Over the past week, the world watched in humility and awe as hundreds of thousands of unarmed Buddhist monks and civilians marched peacefully throughout the country. The monks began their protests after Burma’s military junta raised the price of fuel by 500%. On September 5, reports indicated that military thugs had beaten and killed several monks involved in a protest in Pakoku. In response, the All Burma Monks Alliance publicly asked the military to apologize for the deaths or else the monks would refuse alms from soldiers, a form of Buddhist excommunication. After the deadline had passed, monks and democracy activists across the country marched by the hundreds of thousands calling upon the regime to begin a serious democratization process. However, as we have seen, rather than respond in a civilized manner, the military and its thugs have killed dozens of monks and arrested thousands. Descriptions of Burmese soldiers ransacking monasteries recall fifth century barbarian hordes pillaging villages, rather than the actions of a disciplined twenty-first century defense force. Rather than submit, the monks have used other tools in the arsenal of peace. Monks who have been arrested are now on hunger strikes, while those who are locked in their monasteries chant the metta sutta to ward off evil and spread love.
As tragic as these events are, these monks have not suffered in vain. They have successfully used their prominence in Burmese society to draw the world’s attention to Burma as never before. Concerned citizens from America to Indonesia to Costa Rica to Germany have added their voices to those of the Burmese people by protesting in front of Burmese and Chinese embassies. A few years ago, a protest for Burmese human rights here in Washington would gather only a few dozen supporters; last Friday, a crowd of over 400 people marched for over three hours. Even our political partisanship seems unable to resist the call of the sangha; members of Code Pink, a radical anti-Iraq war group, joined the protests and announced their admiration for President Bush’s strong stance against Burma.
Perhaps more important, the bravery of the monks propelled Burma onto the international agenda. The U.N. has sent its envoy, Ibrahim Gambari, to meet with the generals as well as Aung San Suu Kyi, the democratic opposition’s political leader. Some western diplomats believe that Mr. Gambari is prepared to spend a significant amount of time resolving the crisis. Administration officials suggest President Bush now views democracy promotion in Burma as a possible “legacy moment.” ASEAN, normally reluctant to criticize one of its members, recently expressed its “revulsion” at the military’s crackdown. Meanwhile, China is now presented with a choice of either using its influence to promote change or risk tarnishing the Olympic games next year. While we may not see immediate political change in Burma, the monks’ sacrifice has caused a spiritual change and altered the dynamics of international discussion of Burma at the highest level.
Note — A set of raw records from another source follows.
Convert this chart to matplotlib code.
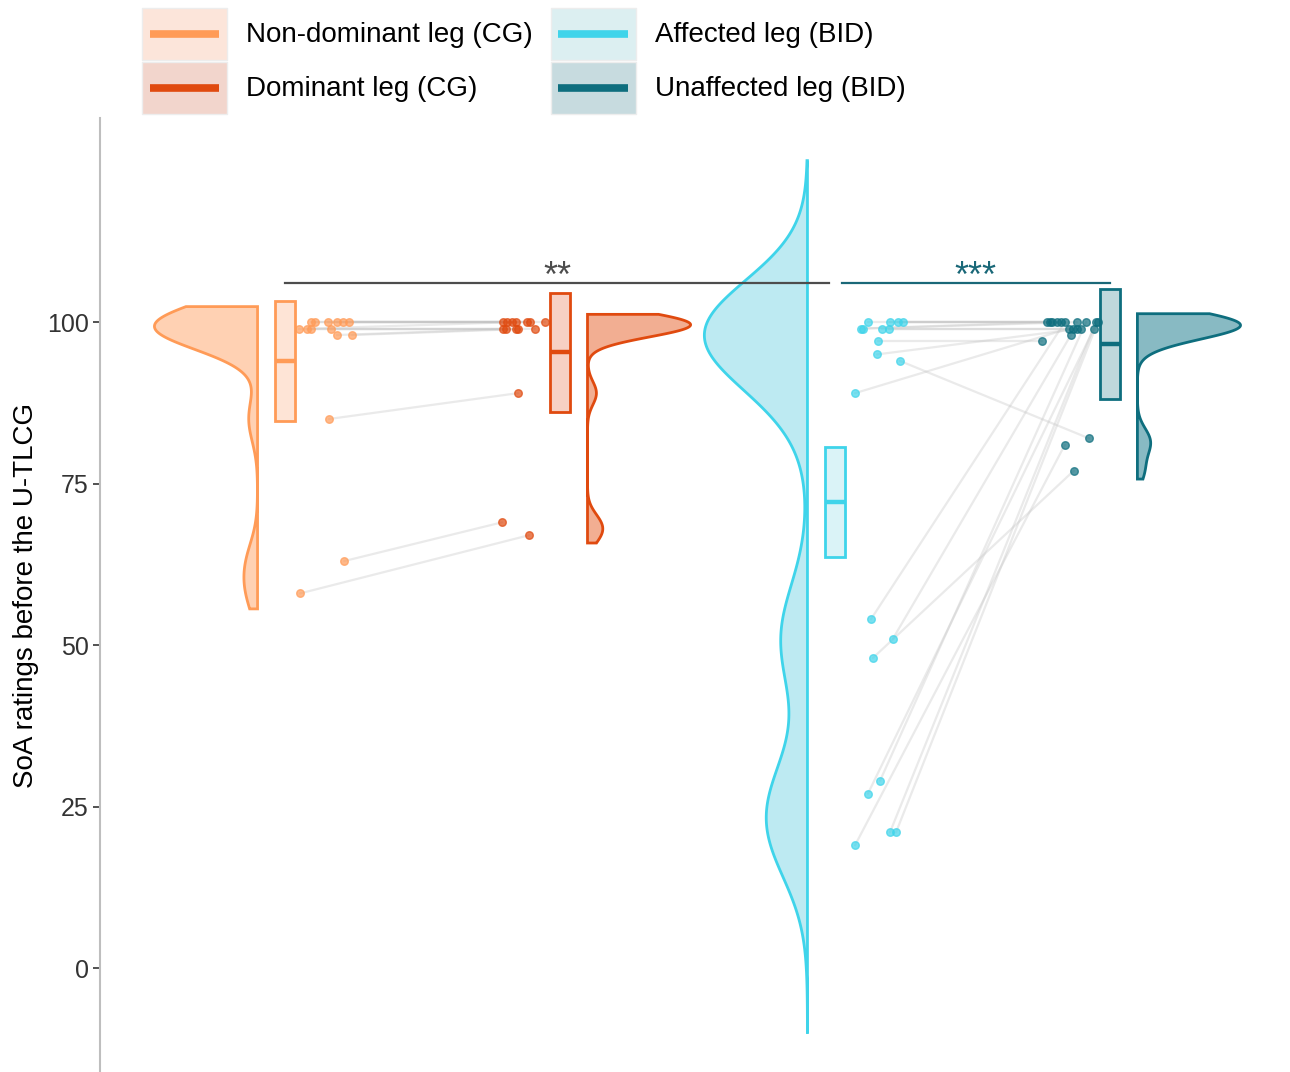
import numpy as np
import matplotlib
matplotlib.use("Agg")
import matplotlib.pyplot as plt
from matplotlib.patches import Rectangle
from matplotlib.lines import Line2D

plt.rcParams['font.family'] = ['Liberation Sans', 'DejaVu Sans']

# groups
labels = ["Non-dominant leg (CG)", "Dominant leg (CG)",
          "Affected leg (BID)", "Unaffected leg (BID)"]
colors = ["#FF9B57", "#E04A0F", "#3FD4EA", "#0E6E7E"]
cloud_fill = ["#FFD1B3", "#F2AE92", "#BDEAF2", "#88BAC3"]
box_fill = ["#FEE4D6", "#F7D0C3", "#DAF3F7", "#BFD8DC"]
key_fill = ["#FCE5DA", "#F2D5CC", "#DCEFF1", "#C7DBDF"]

# SoA ratings, paired by index within each group (CG: 1-2, BID: 3-4)
nondom_cg = [100, 100, 100, 100, 100, 100, 99, 99, 99, 99, 98, 98, 85, 63, 58]
dom_cg = [100, 100, 100, 100, 100, 100, 99, 99, 100, 99, 99, 99, 89, 69, 67]
affected_bid = [100, 100, 100, 100, 99, 99, 99, 99, 97, 95, 94, 89,
                54, 51, 48, 29, 27, 21, 21, 19]
unaffected_bid = [100, 100, 100, 100, 100, 100, 99, 99, 97, 99, 82, 99,
                  100, 98, 77, 100, 99, 100, 100, 81]

# box summaries (mean and interval)
box_mid = [94.0, 95.4, 72.1, 96.6]
box_lo = [84.7, 86.1, 63.6, 88.1]
box_hi = [103.3, 104.5, 80.7, 105.1]

# horizontal jitter of the dots
jit1 = [0.095, 0.109, 0.156, 0.189, 0.211, 0.233, 0.051, 0.080, 0.095, 0.167,
        0.189, 0.244, 0.160, 0.215, 0.055]
jit2 = [-0.207, -0.193, -0.175, -0.120, -0.109, -0.055, -0.207, -0.196, -0.160,
        -0.160, -0.153, -0.091, -0.153, -0.211, -0.113]
jit3 = [0.120, 0.200, 0.229, 0.247, 0.095, 0.102, 0.171, 0.196, 0.156, 0.153,
        0.236, 0.073, 0.131, 0.211, 0.138, 0.164, 0.120, 0.200, 0.222, 0.073]
jit4 = [-0.229, -0.211, -0.193, -0.178, -0.218, -0.120, -0.135, -0.120, -0.247,
        -0.105, -0.076, -0.149, -0.164, -0.142, -0.131, -0.087, -0.058, -0.051,
        -0.044, -0.164]

# kde bandwidth and how far past the data each cloud runs (below, above)
bandwidth = [3.5, 1.8, 8.0, 2.0]
cut_lo = [2.4, 1.2, 29.0, 1.3]
cut_hi = [2.4, 1.2, 25.0, 1.3]

sig_text = ["**", "***"]

groups = [nondom_cg, dom_cg, affected_bid, unaffected_bid]
jitters = [jit1, jit2, jit3, jit4]
positions = [1, 2, 3, 4]
side = [-1, 1, -1, 1]      # which way the half violin opens


def kde(vals, grid, bw):
    vals = np.asarray(vals, dtype=float)
    d = (grid[:, None] - vals[None, :]) / bw
    return np.exp(-0.5 * d ** 2).sum(axis=1)


class KeyHandler:
    # shaded square with a short thick bar across the middle
    def __init__(self, bg):
        self.bg = bg

    def legend_artist(self, legend, orig_handle, fontsize, handlebox):
        x0, y0 = -handlebox.xdescent, -handlebox.ydescent
        w, h = handlebox.width, handlebox.height
        rect = Rectangle((x0, y0), w, h, facecolor=self.bg,
                         edgecolor='#EDEDED', lw=1,
                         transform=handlebox.get_transform())
        bar = Line2D([x0 + 0.09 * w, x0 + 0.91 * w], [y0 + h / 2, y0 + h / 2],
                     color=orig_handle.get_color(), lw=5.5,
                     solid_capstyle='butt',
                     transform=handlebox.get_transform())
        handlebox.add_artist(rect)
        handlebox.add_artist(bar)
        return rect


fig = plt.figure(figsize=(12.9, 10.72), dpi=100)
ax = fig.add_axes([100 / 1290, 0, 1190 / 1290, (1072 - 118) / 1072])
ax.set_xlim(0.327, 4.655)
ax.set_ylim(-16.1, 131.6)

vwidth = 0.375
box_w = 0.073

# half violins
for i, vals in enumerate(groups):
    lo = min(vals) - cut_lo[i]
    hi = max(vals) + cut_hi[i]
    grid = np.linspace(lo, hi, 400)
    dens = kde(vals, grid, bandwidth[i])
    dens = dens / dens.max() * vwidth
    base = positions[i] + side[i] * 0.1
    xs = np.concatenate([[base], base + side[i] * dens, [base]])
    ys = np.concatenate([[lo], grid, [hi]])
    ax.fill(xs, ys, facecolor=cloud_fill[i], edgecolor=colors[i], lw=2,
            zorder=1)

# paired lines
pairs = [(0, 1), (2, 3)]
for a, b in pairs:
    for k in range(len(groups[a])):
        xa = positions[a] + jitters[a][k]
        xb = positions[b] + jitters[b][k]
        ax.plot([xa, xb], [groups[a][k], groups[b][k]], color='#C4C4C4',
                alpha=0.35, lw=1.6, zorder=2, solid_capstyle='round')

# dots
for i, vals in enumerate(groups):
    xs = positions[i] + np.array(jitters[i])
    ax.scatter(xs, vals, s=30, facecolor=colors[i], edgecolor=colors[i],
               alpha=0.7, lw=1, zorder=4)

# boxes
for i in range(4):
    ax.bar(positions[i], box_hi[i] - box_lo[i], bottom=box_lo[i], width=box_w,
           facecolor=box_fill[i], edgecolor=colors[i], lw=2, zorder=3)
    ax.plot([positions[i] - box_w / 2, positions[i] + box_w / 2],
            [box_mid[i], box_mid[i]], color=colors[i], lw=3.2, zorder=3.6,
            solid_capstyle='butt')

# significance brackets
ax.plot([1, 2.98], [106, 106], color='#4D4D4D', lw=1.6, zorder=5)
ax.text(1.99, 105.4, sig_text[0], ha='center', va='baseline', fontsize=26,
        color='#4D4D4D')
ax.plot([3.025, 4], [106, 106], color='#1A6878', lw=1.6, zorder=5)
ax.text(3.51, 105.4, sig_text[1], ha='center', va='baseline', fontsize=26,
        color='#1A6878')

# axes styling
for s in ['top', 'right', 'bottom']:
    ax.spines[s].set_visible(False)
ax.spines['left'].set_color('#BEBEBE')
ax.spines['left'].set_linewidth(1.5)
ax.set_xticks([])
ax.set_yticks([0, 25, 50, 75, 100])
ax.tick_params(axis='y', labelsize=18, labelcolor='#333333', color='#333333',
               length=5, width=1.2, pad=3)
ax.set_ylabel("SoA ratings before the U-TLCG", fontsize=20, labelpad=6)

# legend
handles = [Line2D([], [], color=c) for c in colors]
hmap = {h: KeyHandler(key_fill[i]) for i, h in enumerate(handles)}
fig.legend(handles, labels, ncol=2, loc='upper left',
           bbox_to_anchor=(142 / 1290, 1 - 8 / 1072), frameon=False,
           fontsize=20, handlelength=3.06, handleheight=2.5,
           handletextpad=0.68, columnspacing=0.65, labelspacing=0.07,
           borderpad=0, borderaxespad=0, handler_map=hmap)

fig.savefig("out.png", dpi=100)
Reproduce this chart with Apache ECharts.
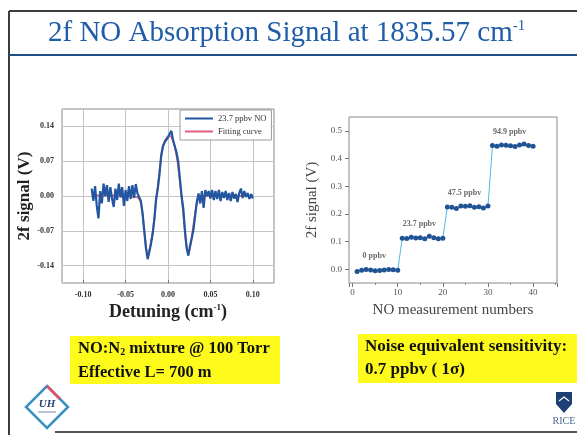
<!DOCTYPE html>
<html>
<head>
<meta charset="utf-8">
<script src="https://cdn.jsdelivr.net/npm/echarts@6/dist/echarts.min.js"></script>
<style>
  html, body { margin: 0; padding: 0; background: #ffffff; }
  #chart { width: 577px; height: 435px; }
</style>
</head>
<body>
<div id="chart"></div>
<script>
// ---- Left panel: 2f scan of 23.7 ppbv NO versus detuning (cm-1) ----
const detuning = [
  -0.090, -0.088, -0.086, -0.084, -0.082, -0.080, -0.078, -0.076, -0.074, -0.072,
  -0.070, -0.068, -0.066, -0.064, -0.062, -0.060, -0.058, -0.056, -0.054, -0.052,
  -0.050, -0.048, -0.046, -0.044, -0.042, -0.040, -0.038, -0.036, -0.034, -0.032,
  -0.030, -0.028, -0.026, -0.024, -0.022, -0.020, -0.018, -0.016, -0.014, -0.012,
  -0.010, -0.008, -0.006, -0.004, -0.002, 0.000, 0.002, 0.004, 0.006, 0.008,
  0.010, 0.012, 0.014, 0.016, 0.018, 0.020, 0.022, 0.024, 0.026, 0.028,
  0.030, 0.032, 0.034, 0.036, 0.038, 0.040, 0.042, 0.044, 0.046, 0.048,
  0.050, 0.052, 0.054, 0.056, 0.058, 0.060, 0.062, 0.064, 0.066, 0.068,
  0.070, 0.072, 0.074, 0.076, 0.078, 0.080, 0.082, 0.084, 0.086, 0.088,
  0.090, 0.092, 0.094, 0.096, 0.098, 0.100
];
const signal2f = [
  0.015, -0.010, 0.020, -0.020, -0.045, 0.010, -0.015, 0.025, 0.000, 0.022,
  -0.012, 0.018, -0.005, -0.022, 0.015, -0.008, 0.025, -0.003, 0.018, -0.020,
  0.012, -0.010, 0.020, -0.006, 0.022, -0.004, 0.024, 0.005, 0.005, -0.010,
  -0.035, -0.070, -0.105, -0.127, -0.112, -0.095, -0.075, -0.045, -0.005, 0.015,
  0.045, 0.082, 0.100, 0.108, 0.112, 0.118, 0.125, 0.131, 0.112, 0.100,
  0.088, 0.070, 0.035, 0.000, -0.025, -0.070, -0.105, -0.120, -0.100, -0.085,
  -0.068, -0.040, -0.012, 0.005, -0.015, 0.010, -0.024, 0.012, 0.000, 0.010,
  -0.005, 0.012, -0.008, 0.010, -0.006, 0.012, -0.010, 0.008, -0.004, 0.010,
  -0.008, 0.006, -0.010, 0.008, -0.005, 0.004, -0.012, 0.006, 0.015, -0.004,
  0.010, -0.002, 0.006, -0.006, 0.004, -0.005
];
const fitDetuning = [
  -0.090, -0.070, -0.050, -0.040, -0.036, -0.034, -0.032, -0.030, -0.028, -0.026,
  -0.024, -0.022, -0.020, -0.018, -0.016, -0.014, -0.012, -0.010, -0.008, -0.006,
  -0.004, -0.002, 0.000, 0.002, 0.004, 0.006, 0.008, 0.010, 0.012, 0.014,
  0.016, 0.018, 0.020, 0.022, 0.024, 0.026, 0.028, 0.030, 0.032, 0.034,
  0.036, 0.040, 0.050, 0.070, 0.100
];
const fitSignal = [
  0.001, 0.001, 0.000, -0.001, -0.003, -0.006, -0.014, -0.036, -0.068, -0.100,
  -0.117, -0.110, -0.092, -0.072, -0.044, -0.010, 0.020, 0.048, 0.078, 0.098,
  0.110, 0.116, 0.120, 0.121, 0.118, 0.110, 0.098, 0.082, 0.060, 0.030,
  -0.002, -0.035, -0.072, -0.102, -0.114, -0.104, -0.082, -0.058, -0.034, -0.014,
  -0.004, 0.000, 0.000, 0.000, 0.000
];
const leftYTicks = [-0.14, -0.07, 0.00, 0.07, 0.14];
const leftSeriesNames = ['23.7 ppbv NO', 'Fitting curve'];

// ---- Right panel: 2f signal for successive NO measurements ----
const measurementNo = [
  1, 2, 3, 4, 5, 6, 7, 8, 9, 10,
  11, 12, 13, 14, 15, 16, 17, 18, 19, 20,
  21, 22, 23, 24, 25, 26, 27, 28, 29, 30,
  31, 32, 33, 34, 35, 36, 37, 38, 39, 40
];
const stepSignal = [
  -0.008, -0.004, -0.001, -0.003, -0.006, -0.005, -0.003, -0.001, -0.002, -0.004,
  0.112, 0.111, 0.115, 0.113, 0.114, 0.110, 0.119, 0.114, 0.110, 0.112,
  0.225, 0.224, 0.219, 0.228, 0.227, 0.229, 0.224, 0.226, 0.221, 0.228,
  0.447, 0.444, 0.449, 0.448, 0.446, 0.443, 0.449, 0.452, 0.447, 0.444
];
const levelNames = ['0 ppbv', '23.7 ppbv', '47.5 ppbv', '94.9 ppbv'];
const pointsPerLevel = 10;

const serif = '"Liberation Serif", "DejaVu Serif", serif';

const leftPoints = detuning.map((x, i) => [x, signal2f[i]]);
const fitPoints = fitDetuning.map((x, i) => [x, fitSignal[i]]);
const stepPoints = measurementNo.map((n, i) => [n, stepSignal[i]]);

// one label per concentration step, anchored above the middle of its run
const levelLabelPoints = levelNames.map((name, k) => {
  const xs = measurementNo.slice(k * pointsPerLevel, (k + 1) * pointsPerLevel);
  const ys = stepSignal.slice(k * pointsPerLevel, (k + 1) * pointsPerLevel);
  const xMid = (xs[0] + xs[xs.length - 1]) / 2;
  const yMean = ys.reduce((a, b) => a + b, 0) / ys.length;
  return { name: name, value: [xMid - 0.7, yMean] };
});

const isMultiple = (v, step) => Math.abs(v / step - Math.round(v / step)) < 1e-6;

const chart = echarts.init(document.getElementById('chart'), null, { renderer: 'canvas' });

chart.setOption({
  backgroundColor: '#ffffff',
  animation: false,
  textStyle: { fontFamily: serif },
  grid: [
    { left: 62, top: 109, width: 212, height: 174, show: true, borderColor: '#8a8a8a', borderWidth: 1, backgroundColor: 'transparent' },
    { left: 349, top: 117, width: 208, height: 166, show: true, borderColor: '#8a8a8a', borderWidth: 1, backgroundColor: 'transparent' }
  ],
  legend: {
    data: [
      { name: leftSeriesNames[0], icon: 'rect' },
      { name: leftSeriesNames[1], icon: 'rect' }
    ],
    orient: 'vertical',
    left: 180,
    top: 110,
    backgroundColor: '#ffffff',
    borderColor: '#9a9a9a',
    borderWidth: 1,
    padding: [4, 5, 4, 5],
    itemGap: 4,
    itemWidth: 28,
    itemHeight: 2,
    textStyle: { fontFamily: serif, fontSize: 8.5, color: '#333333' }
  },
  xAxis: [
    {
      gridIndex: 0, type: 'value', min: -0.125, max: 0.125, splitNumber: 5,
      axisLine: { show: false, onZero: false },
      axisTick: { show: true, inside: true, length: 3, lineStyle: { color: '#777' } },
      axisLabel: {
        showMinLabel: false, showMaxLabel: false, margin: 8,
        fontFamily: serif, fontSize: 8, fontWeight: 'bold', color: '#333',
        formatter: v => v.toFixed(2)
      },
      splitLine: { show: true, lineStyle: { color: '#c4c4c4', width: 1 } },
      name: '{a|Detuning (cm}{s|-1}{a|)}',
      nameLocation: 'middle',
      nameGap: 20,
      nameTextStyle: {
        rich: {
          a: { fontFamily: serif, fontSize: 18, fontWeight: 'bold', color: '#222' },
          s: { fontFamily: serif, fontSize: 9, fontWeight: 'bold', color: '#222', verticalAlign: 'top' }
        }
      }
    },
    {
      gridIndex: 1, type: 'value', min: -0.8, max: 45.3, splitNumber: 5,
      axisLine: { show: false, onZero: false },
      axisTick: { show: true, length: 4, lineStyle: { color: '#777' } },
      minorTick: { show: true, splitNumber: 2, length: 2, lineStyle: { color: '#888' } },
      axisLabel: {
        showMinLabel: false, showMaxLabel: false, margin: 5,
        fontFamily: serif, fontSize: 9, color: '#555'
      },
      splitLine: { show: false },
      name: 'NO measurement numbers',
      nameLocation: 'middle',
      nameGap: 20,
      nameTextStyle: { fontFamily: serif, fontSize: 15, color: '#444' }
    }
  ],
  yAxis: [
    {
      gridIndex: 0, type: 'value', min: -0.175, max: 0.175, interval: 0.035,
      axisLine: { show: false, onZero: false },
      axisTick: { show: false },
      axisLabel: {
        margin: 8, fontFamily: serif, fontSize: 8, fontWeight: 'bold', color: '#333',
        formatter: v => (isMultiple(v, 0.07) && Math.abs(v) < 0.16) ? v.toFixed(2) : ''
      },
      splitLine: { show: false },
      name: '2f signal (V)',
      nameLocation: 'middle',
      nameRotate: 90,
      nameGap: 24,
      nameTextStyle: { fontFamily: serif, fontSize: 17, fontWeight: 'bold', color: '#222' }
    },
    {
      gridIndex: 1, type: 'value', min: -0.05, max: 0.55, splitNumber: 6,
      axisLine: { show: false, onZero: false },
      axisTick: { show: true, length: 4, lineStyle: { color: '#777' } },
      axisLabel: {
        showMinLabel: false, showMaxLabel: false, margin: 7,
        fontFamily: serif, fontSize: 9, color: '#555',
        formatter: v => v.toFixed(1)
      },
      splitLine: { show: false },
      name: '2f signal (V)',
      nameLocation: 'middle',
      nameRotate: 90,
      nameGap: 29,
      nameTextStyle: { fontFamily: serif, fontSize: 15, color: '#444' }
    }
  ],
  series: [
    {
      // horizontal grid lines at the labelled signal levels, kept beneath the traces
      type: 'line', xAxisIndex: 0, yAxisIndex: 0, data: [], silent: true, z: 0,
      markLine: {
        z: 0, silent: true, symbol: ['none', 'none'], label: { show: false },
        lineStyle: { color: '#c4c4c4', width: 1, type: 'solid' },
        data: leftYTicks.map(v => ({ yAxis: v }))
      }
    },
    {
      name: leftSeriesNames[1], type: 'line', xAxisIndex: 0, yAxisIndex: 0,
      data: fitPoints, smooth: 0.3, showSymbol: false, symbol: 'none', z: 2,
      lineStyle: { color: '#e0607e', width: 1.8 }, itemStyle: { color: '#e0607e' }
    },
    {
      name: leftSeriesNames[0], type: 'line', xAxisIndex: 0, yAxisIndex: 0,
      data: leftPoints, showSymbol: false, symbol: 'none', z: 3,
      lineStyle: { color: '#2356a0', width: 2.2 }, itemStyle: { color: '#2356a0' }
    },
    {
      type: 'line', xAxisIndex: 1, yAxisIndex: 1, data: stepPoints,
      symbol: 'circle', symbolSize: 5, showSymbol: true,
      lineStyle: { color: '#57b6e8', width: 1 },
      itemStyle: { color: '#1f5394', borderWidth: 0 }
    },
    {
      type: 'scatter', xAxisIndex: 1, yAxisIndex: 1, data: levelLabelPoints,
      symbolSize: 0, silent: true,
      label: {
        show: true, position: 'top', distance: 10,
        formatter: p => p.name,
        fontFamily: serif, fontSize: 8, fontWeight: 'bold', color: '#444'
      }
    }
  ],
  graphic: [
    // slide frame and title rule
    { type: 'line', shape: { x1: 9, y1: 11, x2: 577, y2: 11 }, style: { stroke: '#3c3c3c', lineWidth: 2 }, z: 10 },
    { type: 'line', shape: { x1: 9, y1: 11, x2: 9, y2: 435 }, style: { stroke: '#3c3c3c', lineWidth: 2 }, z: 10 },
    { type: 'line', shape: { x1: 9, y1: 55, x2: 577, y2: 55 }, style: { stroke: '#1f4f86', lineWidth: 2 }, z: 10 },
    { type: 'line', shape: { x1: 55, y1: 432, x2: 577, y2: 432 }, style: { stroke: '#555555', lineWidth: 2 }, z: 10 },
    {
      type: 'text', x: 48, y: 33, z: 10,
      style: {
        text: '{m|2f NO Absorption Signal at 1835.57 cm}{s|-1}',
        verticalAlign: 'middle',
        rich: {
          m: { fontFamily: serif, fontSize: 29, fill: '#1f5da8' },
          s: { fontFamily: serif, fontSize: 15, fill: '#1f5da8', verticalAlign: 'top' }
        }
      }
    },
    // highlighted notes
    { type: 'rect', shape: { x: 70, y: 336, width: 210, height: 48 }, style: { fill: '#fdfa1c' }, z: 5 },
    { type: 'rect', shape: { x: 358, y: 334, width: 219, height: 49 }, style: { fill: '#fdfa1c' }, z: 5 },
    {
      type: 'text', x: 78, y: 349, z: 6,
      style: {
        text: '{b|NO:N}{u|2}{b| mixture @ 100 Torr}',
        verticalAlign: 'middle',
        rich: {
          b: { fontFamily: serif, fontSize: 16.5, fontWeight: 'bold', fill: '#111' },
          u: { fontFamily: serif, fontSize: 10, fontWeight: 'bold', fill: '#111', verticalAlign: 'bottom' }
        }
      }
    },
    { type: 'text', x: 78, y: 373, z: 6, style: { text: 'Effective L= 700 m', verticalAlign: 'middle', fontFamily: serif, fontSize: 16.5, fontWeight: 'bold', fill: '#111' } },
    { type: 'text', x: 365, y: 347, z: 6, style: { text: 'Noise equivalent sensitivity:', verticalAlign: 'middle', fontFamily: serif, fontSize: 17, fontWeight: 'bold', fill: '#111' } },
    { type: 'text', x: 365, y: 370, z: 6, style: { text: '0.7 ppbv ( 1σ)', verticalAlign: 'middle', fontFamily: serif, fontSize: 17, fontWeight: 'bold', fill: '#111' } },
    // left emblem
    { type: 'polygon', shape: { points: [[47, 386], [68, 407], [47, 428], [26, 407]] }, style: { fill: 'none', stroke: '#3a90bf', lineWidth: 2.5 }, z: 6 },
    { type: 'polyline', shape: { points: [[47, 386], [60, 399]] }, style: { stroke: '#e0506a', lineWidth: 2.5 }, z: 7 },
    { type: 'text', x: 47, y: 404, z: 7, style: { text: 'UH', align: 'center', verticalAlign: 'middle', fontFamily: serif, fontSize: 11, fontWeight: 'bold', fontStyle: 'italic', fill: '#2a3f73' } },
    { type: 'line', shape: { x1: 38, y1: 412, x2: 56, y2: 412 }, style: { stroke: '#7a8aa8', lineWidth: 1 }, z: 7 },
    // right emblem
    { type: 'polygon', shape: { points: [[556, 392], [572, 392], [572, 404], [564, 413], [556, 404]] }, style: { fill: '#1e3f73' }, z: 6 },
    { type: 'polyline', shape: { points: [[559, 401], [564, 397], [569, 401]] }, style: { stroke: '#ffffff', lineWidth: 1.2 }, z: 7 },
    { type: 'text', x: 564, y: 421, z: 6, style: { text: 'RICE', align: 'center', verticalAlign: 'middle', fontFamily: serif, fontSize: 10, fill: '#4a6a90' } }
  ]
});
</script>
</body>
</html>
In recent years, the committee has come under attack for straying off-message and promoting popular causes rather than recognizing the power of peace. As worthy as these past recipients have been, the statutes of the Nobel Foundation clearly intend the prize to help those laboring for peace. The pictures we saw this week of soldiers aiming tear gas and bullets at praying monks demonstrates the thick red line between violence and peace. I believe the Burmese sangha would comfortably fit in with the most celebrated prior prize recipients, including Elie Wiesel, Archbishop Desmond Tutu, the Dali Lama, Martin Luther King, and, of course, Aung San Suu Kyi. What better way to celebrate the original intent of the Nobel Peace Prize than to give this year’s prize to the side in Burma’s civil war that has tried to use peace and metta to fight for their basic rights?
Arnold Corso is a student of Southeast Asian Studies at a Masters Program in the United States. He has been to Burma several times and wrote his thesis on the role of Buddhist monks in environmental conservation in Southeast Asia.